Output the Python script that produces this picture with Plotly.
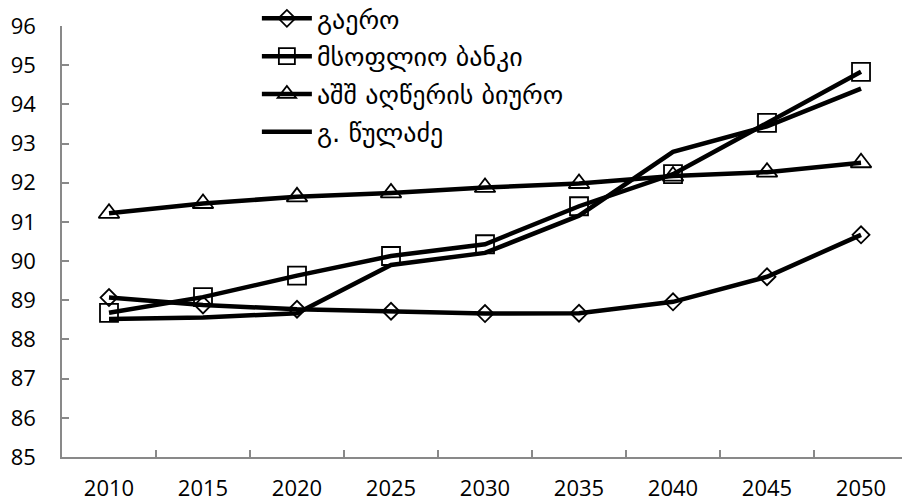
import plotly.graph_objects as go

years = ["2010", "2015", "2020", "2025", "2030", "2035", "2040", "2045", "2050"]

series_names = ["გაერო", "მსოფლიო ბანკი", "აშშ აღწერის ბიურო", "გ. წულაძე"]
un_values = [89.07, 88.88, 88.77, 88.72, 88.66, 88.67, 88.96, 89.60, 90.67]
wb_values = [88.68, 89.08, 89.63, 90.13, 90.43, 91.40, 92.22, 93.53, 94.83]
census_values = [91.22, 91.47, 91.64, 91.74, 91.88, 91.98, 92.17, 92.27, 92.51]
tsuladze_values = [88.52, 88.56, 88.67, 89.90, 90.21, 91.16, 92.79, 93.44, 94.40]

y_ticks = list(range(85, 97))

all_values = [un_values, wb_values, census_values, tsuladze_values]
symbols = ["diamond-open", "square-open", "triangle-up-open", None]
sizes = [13, 18, 18, 0]

fig = go.Figure()
for name, vals, sym, sz in zip(series_names, all_values, symbols, sizes):
    marker = dict(color="black", line=dict(color="black", width=1.8))
    if sym is not None:
        marker.update(symbol=sym, size=sz)
        mode = "lines+markers"
    else:
        mode = "lines"
    fig.add_trace(go.Scatter(
        x=years, y=vals, name=name, mode=mode,
        line=dict(color="black", width=4.5),
        marker=marker, legendgroup=name,
    ))

axis_font = dict(family="Open Sans, Roboto, sans-serif", size=22, color="black")

fig.update_layout(
    width=902, height=502,
    margin=dict(l=62, r=0, t=26, b=45, autoexpand=False),
    paper_bgcolor="white", plot_bgcolor="white",
    showlegend=True,
    legend=dict(
        x=0.232, y=1.072, xanchor="left", yanchor="top",
        font=dict(family="DejaVu Sans", size=26, color="black"),
        bgcolor="rgba(0,0,0,0)", tracegroupgap=1,
        itemwidth=50,
    ),
    xaxis=dict(
        type="category", range=[-0.5, 8.436], automargin=False,
        tickson="boundaries", ticks="inside", ticklen=7, tickwidth=1.5,
        tickcolor="#898989", showline=True, linecolor="#898989", linewidth=1.5,
        showgrid=False, zeroline=False, tickfont=axis_font,
        ticklabelstandoff=11,
    ),
    yaxis=dict(
        range=[85, 96], tickvals=y_ticks, ticktext=[str(v) for v in y_ticks],
        automargin=False,
        ticks="inside", ticklen=7, tickwidth=1.5, tickcolor="#898989",
        showline=True, linecolor="#898989", linewidth=1.5,
        showgrid=False, zeroline=False, tickfont=axis_font,
        ticklabelstandoff=20,
    ),
)

fig.write_html(
    "out.html",
    config={"displayModeBar": False},
    post_script="document.body.style.margin='0px';",
)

# [GIVEN INSTRUCTION]
Make an exact copy of the data above, pictures excluded.

# [RIGHT ANSWER]
Output the Python script that produces this picture with Plotly.
import plotly.graph_objects as go

years = ["2010", "2015", "2020", "2025", "2030", "2035", "2040", "2045", "2050"]

series_names = ["გაერო", "მსოფლიო ბანკი", "აშშ აღწერის ბიურო", "გ. წულაძე"]
un_values = [89.07, 88.88, 88.77, 88.72, 88.66, 88.67, 88.96, 89.60, 90.67]
wb_values = [88.68, 89.08, 89.63, 90.13, 90.43, 91.40, 92.22, 93.53, 94.83]
census_values = [91.22, 91.47, 91.64, 91.74, 91.88, 91.98, 92.17, 92.27, 92.51]
tsuladze_values = [88.52, 88.56, 88.67, 89.90, 90.21, 91.16, 92.79, 93.44, 94.40]

y_ticks = list(range(85, 97))

all_values = [un_values, wb_values, census_values, tsuladze_values]
symbols = ["diamond-open", "square-open", "triangle-up-open", None]
sizes = [13, 18, 18, 0]

fig = go.Figure()
for name, vals, sym, sz in zip(series_names, all_values, symbols, sizes):
    marker = dict(color="black", line=dict(color="black", width=1.8))
    if sym is not None:
        marker.update(symbol=sym, size=sz)
        mode = "lines+markers"
    else:
        mode = "lines"
    fig.add_trace(go.Scatter(
        x=years, y=vals, name=name, mode=mode,
        line=dict(color="black", width=4.5),
        marker=marker, legendgroup=name,
    ))

axis_font = dict(family="Open Sans, Roboto, sans-serif", size=22, color="black")

fig.update_layout(
    width=902, height=502,
    margin=dict(l=62, r=0, t=26, b=45, autoexpand=False),
    paper_bgcolor="white", plot_bgcolor="white",
    showlegend=True,
    legend=dict(
        x=0.232, y=1.072, xanchor="left", yanchor="top",
        font=dict(family="DejaVu Sans", size=26, color="black"),
        bgcolor="rgba(0,0,0,0)", tracegroupgap=1,
        itemwidth=50,
    ),
    xaxis=dict(
        type="category", range=[-0.5, 8.436], automargin=False,
        tickson="boundaries", ticks="inside", ticklen=7, tickwidth=1.5,
        tickcolor="#898989", showline=True, linecolor="#898989", linewidth=1.5,
        showgrid=False, zeroline=False, tickfont=axis_font,
        ticklabelstandoff=11,
    ),
    yaxis=dict(
        range=[85, 96], tickvals=y_ticks, ticktext=[str(v) for v in y_ticks],
        automargin=False,
        ticks="inside", ticklen=7, tickwidth=1.5, tickcolor="#898989",
        showline=True, linecolor="#898989", linewidth=1.5,
        showgrid=False, zeroline=False, tickfont=axis_font,
        ticklabelstandoff=20,
    ),
)

fig.write_html(
    "out.html",
    config={"displayModeBar": False},
    post_script="document.body.style.margin='0px';",
)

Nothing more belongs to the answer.